Colombia’s president has taken an extraordinary step that blends domestic politics, cybersecurity, and international populist networks: Gustavo Petro publicly shared what he describes as algorithms exposing vulnerabilities in the country’s election software and formally invited former U.S. president Donald Trump to a dialogue on electoral systems. By alleging that the software, linked to the Bautista brothers, contains flaws that could enable governments to manipulate results, Petro has effectively put Colombia’s democratic plumbing on trial.

The claims surfaced in late June, when Petro presented technical material he says demonstrates that the coding in the electoral software could allow tampering. While the specific details of the algorithms and the extent of independent verification remain unclear, the framing is explicit. Petro is accusing elements connected to Colombia’s voting infrastructure of enabling fraud, and he is doing so while appealing to one of the most prominent figures associated with election denial narratives in the United States.

For Colombian voters, the immediate impact is a fresh layer of doubt over systems they rely on to translate ballots into power. Communities that already mistrust institutions — including rural areas scarred by conflict and urban neighborhoods skeptical of elites — now hear the country’s top elected official suggesting that core components of past and potentially future elections may be compromised. That can depress turnout, polarize debates over future results, and deepen the sense among supporters and opponents alike that outcomes are negotiable rather than binding.

Election workers, software engineers, and judges responsible for overseeing Colombia’s vote-counting processes are also pulled into the crossfire. Technical staff must now defend code that few ordinary citizens understand, under political pressure from the presidency and scrutiny from opposition parties eager to see whether the allegations hold up. Courts and electoral authorities will likely face demands to audit, certify, or replace systems at a pace and scale that could strain limited institutional capacity.

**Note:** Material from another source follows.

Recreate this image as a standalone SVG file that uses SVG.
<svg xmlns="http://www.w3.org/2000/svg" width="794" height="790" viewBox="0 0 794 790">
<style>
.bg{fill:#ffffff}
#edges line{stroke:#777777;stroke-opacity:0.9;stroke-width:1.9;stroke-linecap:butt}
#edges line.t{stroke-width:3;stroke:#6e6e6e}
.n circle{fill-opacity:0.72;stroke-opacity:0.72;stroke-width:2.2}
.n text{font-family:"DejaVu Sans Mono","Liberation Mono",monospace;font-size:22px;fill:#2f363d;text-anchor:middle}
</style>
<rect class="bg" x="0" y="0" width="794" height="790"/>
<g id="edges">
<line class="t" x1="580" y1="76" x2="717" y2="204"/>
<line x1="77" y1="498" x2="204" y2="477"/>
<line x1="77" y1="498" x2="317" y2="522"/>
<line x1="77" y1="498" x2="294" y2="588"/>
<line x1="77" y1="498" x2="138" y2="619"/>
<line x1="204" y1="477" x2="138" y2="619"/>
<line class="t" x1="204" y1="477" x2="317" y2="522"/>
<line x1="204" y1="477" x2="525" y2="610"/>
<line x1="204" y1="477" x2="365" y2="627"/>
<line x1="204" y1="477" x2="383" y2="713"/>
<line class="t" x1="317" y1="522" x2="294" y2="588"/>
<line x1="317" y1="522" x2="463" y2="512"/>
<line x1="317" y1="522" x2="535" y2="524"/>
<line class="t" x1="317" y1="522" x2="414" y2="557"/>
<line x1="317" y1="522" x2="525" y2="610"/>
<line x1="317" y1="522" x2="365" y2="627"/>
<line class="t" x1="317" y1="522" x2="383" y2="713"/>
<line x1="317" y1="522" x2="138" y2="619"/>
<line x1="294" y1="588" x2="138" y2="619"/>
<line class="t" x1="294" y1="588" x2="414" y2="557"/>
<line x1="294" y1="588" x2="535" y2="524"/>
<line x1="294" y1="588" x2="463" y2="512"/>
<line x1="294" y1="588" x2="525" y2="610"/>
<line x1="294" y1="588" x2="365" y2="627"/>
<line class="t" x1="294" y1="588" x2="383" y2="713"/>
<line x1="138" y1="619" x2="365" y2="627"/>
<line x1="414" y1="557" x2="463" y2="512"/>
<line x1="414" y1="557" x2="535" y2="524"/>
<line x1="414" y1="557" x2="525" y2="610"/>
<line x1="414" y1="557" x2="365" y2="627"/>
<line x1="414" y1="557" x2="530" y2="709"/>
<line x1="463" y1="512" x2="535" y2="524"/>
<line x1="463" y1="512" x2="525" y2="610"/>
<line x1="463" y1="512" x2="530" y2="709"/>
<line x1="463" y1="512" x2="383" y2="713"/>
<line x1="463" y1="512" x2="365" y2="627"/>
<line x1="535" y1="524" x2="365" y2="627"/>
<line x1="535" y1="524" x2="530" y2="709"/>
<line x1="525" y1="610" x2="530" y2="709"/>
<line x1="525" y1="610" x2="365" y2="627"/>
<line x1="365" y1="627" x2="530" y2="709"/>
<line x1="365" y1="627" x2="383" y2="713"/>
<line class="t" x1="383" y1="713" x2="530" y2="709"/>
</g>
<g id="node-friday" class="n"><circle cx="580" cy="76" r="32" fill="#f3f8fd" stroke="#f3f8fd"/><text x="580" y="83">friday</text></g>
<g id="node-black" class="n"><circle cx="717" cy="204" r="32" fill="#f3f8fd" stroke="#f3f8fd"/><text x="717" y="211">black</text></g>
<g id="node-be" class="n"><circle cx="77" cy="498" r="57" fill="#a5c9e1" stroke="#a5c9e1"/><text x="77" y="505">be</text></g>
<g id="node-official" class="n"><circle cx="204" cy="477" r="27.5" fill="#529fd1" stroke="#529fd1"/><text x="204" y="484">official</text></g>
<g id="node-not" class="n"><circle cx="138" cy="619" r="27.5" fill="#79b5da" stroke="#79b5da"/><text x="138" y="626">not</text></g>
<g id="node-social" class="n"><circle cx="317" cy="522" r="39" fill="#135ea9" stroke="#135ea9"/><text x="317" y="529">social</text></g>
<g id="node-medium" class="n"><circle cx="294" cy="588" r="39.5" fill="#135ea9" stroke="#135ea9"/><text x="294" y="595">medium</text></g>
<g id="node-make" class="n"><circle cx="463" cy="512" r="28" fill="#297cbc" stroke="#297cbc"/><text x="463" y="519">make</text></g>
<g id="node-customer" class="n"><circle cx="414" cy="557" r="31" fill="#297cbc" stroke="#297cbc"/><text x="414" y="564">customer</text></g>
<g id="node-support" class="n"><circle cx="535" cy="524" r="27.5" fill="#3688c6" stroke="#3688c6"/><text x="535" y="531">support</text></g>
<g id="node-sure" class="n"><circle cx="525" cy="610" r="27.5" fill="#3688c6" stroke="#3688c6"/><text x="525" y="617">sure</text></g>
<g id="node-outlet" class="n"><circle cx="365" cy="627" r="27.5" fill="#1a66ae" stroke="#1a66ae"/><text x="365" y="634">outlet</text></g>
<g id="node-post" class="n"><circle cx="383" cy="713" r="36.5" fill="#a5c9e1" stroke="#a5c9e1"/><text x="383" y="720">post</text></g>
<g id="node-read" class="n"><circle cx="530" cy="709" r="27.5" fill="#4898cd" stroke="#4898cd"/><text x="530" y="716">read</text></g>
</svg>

Strategically, Petro’s move risks importing the logic of U.S.-style election disputes into Colombia’s political battlefield. Inviting Donald Trump — a politician who continues to contest the legitimacy of his own 2020 defeat — signals that Petro wants to position his critique inside a global narrative about manipulated software and elite conspiracies. That could resonate with parts of his base but may also alarm partners in Washington and Europe who have invested in supporting Colombian democratic reforms and see digital election infrastructure as a pillar of that effort.

There is a genuine cybersecurity question embedded in the controversy. Around the world, electronic voting systems and tabulation software have repeatedly been shown to carry vulnerabilities, especially when developed by a narrow set of vendors or deployed without transparent testing. If Petro’s technical claims withstand scrutiny, Colombia could be forced into a rapid, politically charged upgrade or overhaul of its electoral tech stack — a process that is expensive, risky, and easily exploited by actors who benefit from chaos or mistrust.

But where cybersecurity experts typically call for quiet, methodical audits, Petro’s public approach pushes the debate into the streets and onto social media. The danger is that software flaws, real or alleged, become weapons in every future contested race, making it harder for losing candidates from any party to concede gracefully. When the code that counts votes is seen as partisan, every election becomes a potential security crisis.

Key signals to watch now include whether Colombian electoral authorities invite independent technical reviews of the software, how opposition parties respond to the president’s claims, and whether the government pursues legal or contractual changes with the providers linked to the Bautista brothers. Internationally, the reaction from Washington will hint at how seriously partners take both the cybersecurity and democratic risks of a president turning election code into a front line of political struggle.